Do this: Starting at the first line of the data, print each line verbatim up to and including the line bearing "import pandas as pd", omitting pictures.

Entries:
.....
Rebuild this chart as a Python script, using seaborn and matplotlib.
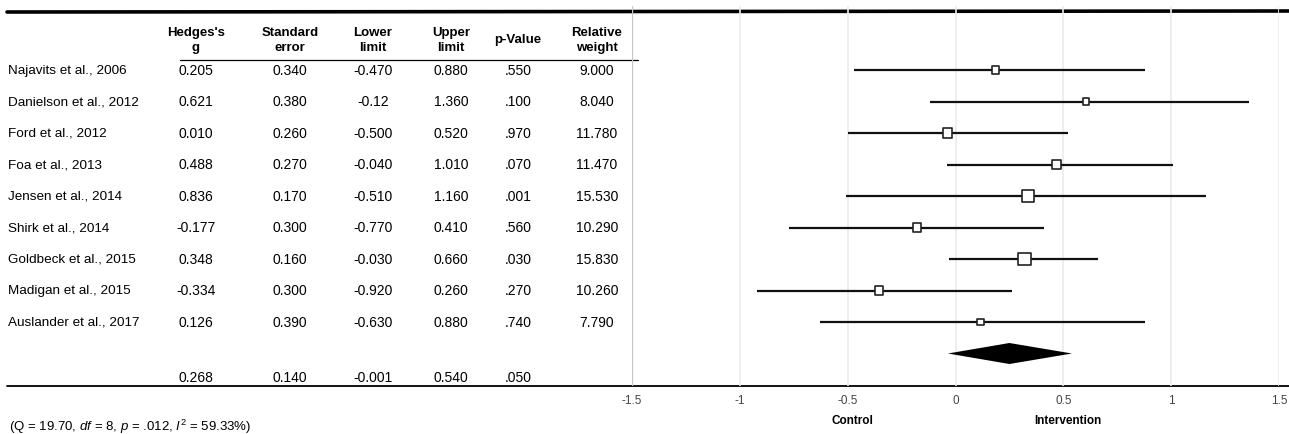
# -*- coding: utf-8 -*-
import matplotlib
matplotlib.use('Agg')
import matplotlib.pyplot as plt
import seaborn as sns
import pandas as pd

studies = ['Najavits et al., 2006', 'Danielson et al., 2012', 'Ford et al., 2012',
           'Foa et al., 2013', 'Jensen et al., 2014', 'Shirk et al., 2014',
           'Goldbeck et al., 2015', 'Madigan et al., 2015', 'Auslander et al., 2017']
hedges_g = ['0.205', '0.621', '0.010', '0.488', '0.836', '-0.177', '0.348', '-0.334', '0.126']
std_err = ['0.340', '0.380', '0.260', '0.270', '0.170', '0.300', '0.160', '0.300', '0.390']
lower = [-0.470, -0.12, -0.500, -0.040, -0.510, -0.770, -0.030, -0.920, -0.630]
upper = [0.880, 1.360, 0.520, 1.010, 1.160, 0.410, 0.660, 0.260, 0.880]
p_values = ['.550', '.100', '.970', '.070', '.001', '.560', '.030', '.270', '.740']
weights = [9.000, 8.040, 11.780, 11.470, 15.530, 10.290, 15.830, 10.260, 7.790]
# marker positions as drawn in the figure
plotted_g = [0.185, 0.605, -0.037, 0.47, 0.338, -0.18, 0.32, -0.355, 0.116]
lower_txt = ['-0.470', '-0.12', '-0.500', '-0.040', '-0.510', '-0.770', '-0.030', '-0.920', '-0.630']
upper_txt = ['0.880', '1.360', '0.520', '1.010', '1.160', '0.410', '0.660', '0.260', '0.880']

summary = {'g': 0.268, 'se': 0.140, 'lower': -0.001, 'upper': 0.540, 'p': '.050'}
summary_plot = (-0.035, 0.25, 0.54)  # diamond as drawn: left, centre, right

headers = [("Hedges's", 'g'), ('Standard', 'error'), ('Lower', 'limit'),
           ('Upper', 'limit'), ('p-Value', None), ('Relative', 'weight')]
xticks = [-1.5, -1, -0.5, 0, 0.5, 1, 1.5]
xticklabels = ['-1.5', '-1', '-0.5', '0', '0.5', '1', '1.5']
footnote = r'(Q = 19.70, $df$ = 8, $p$ = .012, $I^2$ = 59.33%)'

sns.set_style('white')
plt.rcParams['font.family'] = ['Liberation Sans', 'DejaVu Sans']
plt.rcParams['text.color'] = 'black'
plt.rcParams['mathtext.fontset'] = 'custom'
plt.rcParams['mathtext.rm'] = 'Liberation Sans'
plt.rcParams['mathtext.it'] = 'Liberation Sans:italic'

W, H = 1289, 435
fig = plt.figure(figsize=(W / 100, H / 100), dpi=100)
bg = fig.add_axes([0, 0, 1, 1])
bg.set_xlim(0, W)
bg.set_ylim(H, 0)
bg.axis('off')

row0, step = 71, 31.5
rows = [row0 + i * step for i in range(len(studies))]
sum_row = row0 + len(studies) * step
sum_txt_row = 378

df = pd.DataFrame({'study': studies, 'g': plotted_g, 'lo': lower, 'hi': upper,
                   'w': weights, 'y': rows})

# forest axes
x_left, x_right = 632, 1279
y_top, y_bot = 7, 387
ax = fig.add_axes([x_left / W, (H - y_bot) / H, (x_right - x_left) / W, (y_bot - y_top) / H])
ax.set_facecolor('none')
ax.set_xlim(-1.5, 1.5)
ax.set_ylim(y_bot, y_top)
for t in xticks[1:]:
    ax.axvline(t, color='#ebebeb', lw=1.2, zorder=0)
ax.axvline(-1.5, color='#c8c8c8', lw=1.0, zorder=0)
ax.hlines(df['y'], df['lo'], df['hi'], color='#111111', lw=1.6, zorder=2)
sizes = {w: (0.78 * w * 0.72) ** 2 for w in weights}
sns.scatterplot(data=df, x='g', y='y', size='w', sizes=sizes, marker='s',
                color='white', edgecolor='#222222', linewidth=1.2, legend=False,
                ax=ax, zorder=3)
l, c, r = summary_plot
ax.fill([l, c, r, c], [sum_row, sum_row - 10.5, sum_row, sum_row + 10.5],
        color='black', lw=0, zorder=3)
ax.set_xticks(xticks)
ax.set_xticklabels(xticklabels, fontsize=8.5, color='#444444')
ax.set_yticks([])
ax.tick_params(axis='x', length=0, pad=6)
ax.set_xlabel('')
ax.set_ylabel('')
for s in ax.spines.values():
    s.set_visible(False)

# table
col_x = [196, 290, 373, 451, 518, 597]
for cx, (l1, l2) in zip(col_x, headers):
    if l2 is None:
        bg.text(cx, 40, l1, ha='center', va='center', fontsize=9.5, fontweight='bold')
    else:
        bg.text(cx, 33, l1, ha='center', va='center', fontsize=9.5, fontweight='bold')
        bg.text(cx, 48, l2, ha='center', va='center', fontsize=9.5, fontweight='bold')

cols = [hedges_g, std_err, lower_txt, upper_txt, p_values, ['%.3f' % w for w in weights]]
for i, y in enumerate(rows):
    bg.text(8, y, studies[i], ha='left', va='center', fontsize=9.7)
    for cx, col in zip(col_x, cols):
        bg.text(cx, y, col[i], ha='center', va='center', fontsize=10)
sum_vals = ['%.3f' % summary['g'], '%.3f' % summary['se'], '%.3f' % summary['lower'],
            '%.3f' % summary['upper'], summary['p']]
for cx, v in zip(col_x, sum_vals):
    bg.text(cx, sum_txt_row, v, ha='center', va='center', fontsize=10)

bg.plot([7, W], [13, 12], color='black', lw=2.6, zorder=5)
bg.plot([7, W], [387, 387], color='black', lw=1.3, zorder=5)
bg.plot([180, 638], [61, 61], color='black', lw=0.9, zorder=5)

bg.text(852, 421, 'Control', ha='center', va='center', fontsize=8.5, fontweight='bold')
bg.text(1068, 421, 'Intervention', ha='center', va='center', fontsize=8.5, fontweight='bold')
bg.text(9, 427, footnote, ha='left', va='center', fontsize=9.5)

fig.savefig('out.png', dpi=100)
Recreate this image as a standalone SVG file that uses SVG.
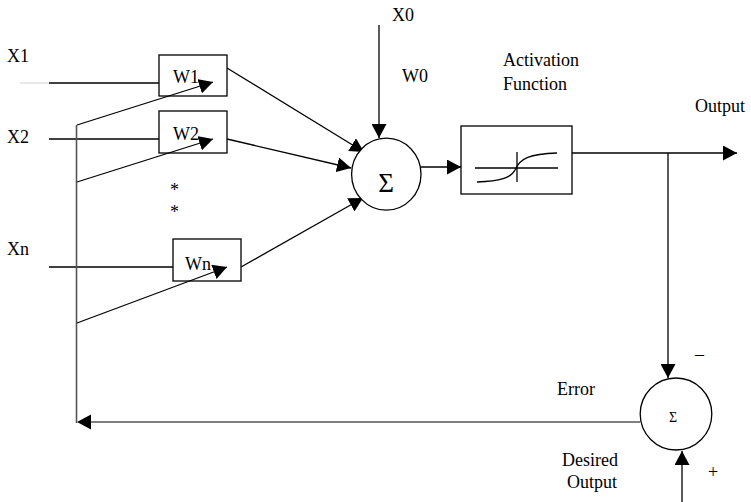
<svg xmlns="http://www.w3.org/2000/svg" width="751" height="502" viewBox="0 0 751 502">
<style>
text{font-family:"Liberation Serif","Times New Roman",serif;font-size:18px;fill:#000}
.box{fill:#fff;stroke:#000;stroke-width:1.3}
.ln{fill:none;stroke:#000;stroke-width:1.3}
.arr{fill:none;stroke:#000;stroke-width:1.3;marker-end:url(#ah)}
.fb{fill:none;stroke:#555;stroke-width:1.6}
</style>
<defs>
<marker id="ah" viewBox="0 0 14 15" markerWidth="14" markerHeight="15" refX="14" refY="7.5" orient="auto" markerUnits="userSpaceOnUse">
<path d="M0,0 L14,7.5 L0,15 z" fill="#000"/>
</marker>
</defs>
<rect width="751" height="502" fill="#fff"/>

<g id="labels">
<text x="7" y="62">X1</text>
<text x="7" y="143">X2</text>
<text x="7" y="255">Xn</text>
<text x="392" y="21">X0</text>
<text x="402" y="82">W0</text>
<text x="503" y="66">Activation</text>
<text x="503" y="90">Function</text>
<text x="695" y="112">Output</text>
<text x="695" y="360">–</text>
<text x="557" y="395">Error</text>
<text x="562" y="466">Desired</text>
<text x="567" y="488">Output</text>
<text x="708" y="478">+</text>
<text x="170" y="196">*</text>
<text x="170" y="218">*</text>
</g>

<g id="connectors">
<line x1="20" y1="83" x2="49" y2="83" stroke="#ddd" stroke-width="1.3"/>
<line class="ln" x1="49" y1="83" x2="159" y2="83"/>
<line class="ln" x1="49" y1="139" x2="159" y2="139"/>
<line class="ln" x1="49" y1="267" x2="173" y2="267"/>
<line class="fb" x1="76.5" y1="125" x2="76.5" y2="423"/>
<line class="arr" x1="227" y1="68" x2="364" y2="152"/>
<line class="arr" x1="227" y1="139" x2="351" y2="168"/>
<line class="arr" x1="241" y1="267" x2="363" y2="198"/>
<line class="arr" x1="379" y1="25" x2="379" y2="138"/>
<line class="arr" x1="421" y1="167" x2="461" y2="167"/>
<line class="arr" x1="572" y1="153" x2="737" y2="153"/>
<line class="arr" x1="668" y1="153" x2="668" y2="378"/>
<line class="fb" x1="640" y1="422" x2="90" y2="422"/>
<path d="M77,422 L91,414.5 L91,429.5 z" fill="#000"/>
<line class="arr" x1="682" y1="502" x2="682" y2="451"/>
</g>

<g id="w1">
<rect class="box" x="159" y="55" width="68" height="41"/>
<text x="173" y="83">W1</text>
</g>
<g id="w2">
<rect class="box" x="159" y="111" width="68" height="42"/>
<text x="173" y="140">W2</text>
</g>
<g id="wn">
<rect class="box" x="173" y="239" width="68" height="42"/>
<text x="185" y="270">Wn</text>
</g>

<g id="input-arrows">
<line class="arr" x1="77" y1="125" x2="213" y2="82"/>
<line class="arr" x1="77" y1="182" x2="213" y2="139"/>
<line class="arr" x1="77" y1="323" x2="227" y2="267"/>
</g>

<g id="sum">
<ellipse class="box" cx="386.3" cy="174.2" rx="34.7" ry="36"/>
<text x="386" y="192" text-anchor="middle" style="font-size:27px">Σ</text>
</g>

<g id="activation">
<rect class="box" x="461" y="126" width="111" height="68"/>
<line class="ln" x1="475" y1="168" x2="558" y2="168"/>
<line class="ln" x1="517" y1="152" x2="517" y2="182"/>
<path class="ln" d="M477,182 C500,181 511,178 515,170 C520,158 530,154 557,153"/>
</g>

<g id="error-sum">
<ellipse class="box" cx="676" cy="414" rx="35.8" ry="36"/>
<text x="673" y="421.5" text-anchor="middle" style="font-size:14px">Σ</text>
</g>
</svg>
.....
Task solution:
Rebuild this chart as a Python script, using seaborn and matplotlib.
# -*- coding: utf-8 -*-
import matplotlib
matplotlib.use('Agg')
import matplotlib.pyplot as plt
import seaborn as sns
import pandas as pd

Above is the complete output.